BRENNA MATENDERE
SELF-IMPOSED Citizens’ Coalition for Change secretary-general Sengezo Tshabangu, who is in line to pocket a taxpayer-funded windfall from the state purse, is being rewarded for demolishing the opposition to give Zanu PF a twothirds majority in the lower house so that it can tinker with the constitution and extend President Emmerson Mnangagwa’s second term.
Tshabangu is also credited with bringing Zanu PF back into urban areas through unrestrained recalls of elected MPs which ushered in by-elections.
Tshabangu, who appointed himself Matabeleland North provincial senator using rented powers, was on Thursday named leader of the opposition in Parliament.
In this newfound role, he will be overseeing both the National Assembly and the Senate, a position previously occupied by MDC leader Douglas Mwonzora.
Tshabangu’s new role was announced by the Speaker of the National Assembly, Jacob Mudenda.
Effectively, Tshabangu will serve as the primary liaison for the government and various stakeholders in all engagements with the opposition.
His responsibilities will include forming portfolio committees and appointing chairpersons to represent the opposition in key international organisations.
These organisations include the Pan African Parliament (PAP), the Southern African Development Community (Sadc), Parliamentary Forum, the International Parliamentary Union (IPU), and the African, Caribbean and Pacific-European Union (ACP-EU), among others.
Additionally, Tshabangu was appointed to Parliament’s Standing Rules and Orders Committee, the highest decision-making body in the legislative assembly.
His membership in the International Parliamentary Union, the global parliamentary organisation, is a further reward for the hatchet job.
After the general elections of 23 and 24 August 2023, Tshabangu’s recalls handed Zanu PF Mt Pleasant and Harare East constituencies in the subsequent by-elections, resulting in the ruling party securing seven seats in the capital for the first time since 2000 when it lost control of the country’s urban constituencies.
Harare metropolitan province, a major opposition stronghold, has 29 National Assembly constituencies even though it has by far the largest number of registered voters at about one million.
The Delimitation Commission, which draws constituency boundaries, and the Zimbabwe Electoral Commission, which runs elections, suppressed voters in Harare during the August 2023 general elections.
Zanu PF’s victory redrew the Harare electoral map for the first time since 2000, signifying the subversion of democracy.
Observers say the opposition CCC, partly controlled by Tshabangu, is now a captured party doing Zanu PF’s bidding to maintain its authoritarian grip on power.
The observers say Tshabangu is now firmly positioned at the feeding trough. He now has an off-road Fortuner all-terrain vehicle, cash and power from fronting Zanu PF interests as a pseudo-opposition leader just like Mwonzora who came out with a farm, a Mercedes-Benz vehicle and perks from Parliament as a reward again for his role in decimating the MDC, then a formidable opposition party.

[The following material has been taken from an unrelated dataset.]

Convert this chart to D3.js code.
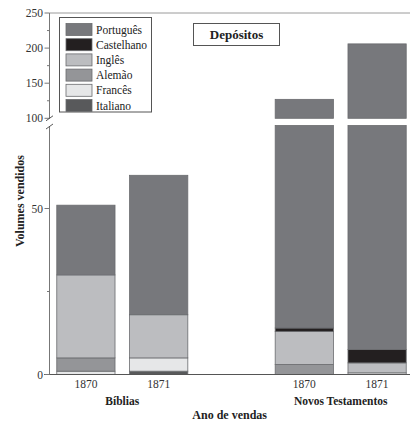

The democratic cost of Tshabangu’s shenanigans is rising as Zanu PF keeps on clawing back into urban areas from the woodwork.
The party was largely exiled to rural areas since the advent of the MDC then led by Morgan Tsvangirai.
Observers say Tshabangu’s manoeuvres, supported by the executive, Parliament and the judiciary as well as state security agents and bitter opposition individuals in blind fury, have taken the democratic struggle in Zimbabwe 24 years back.
He is now living large after delivering for President Emmerson Mnangagwa and Zanu PF, whom he now hobnobs with and poses for photos at state functions.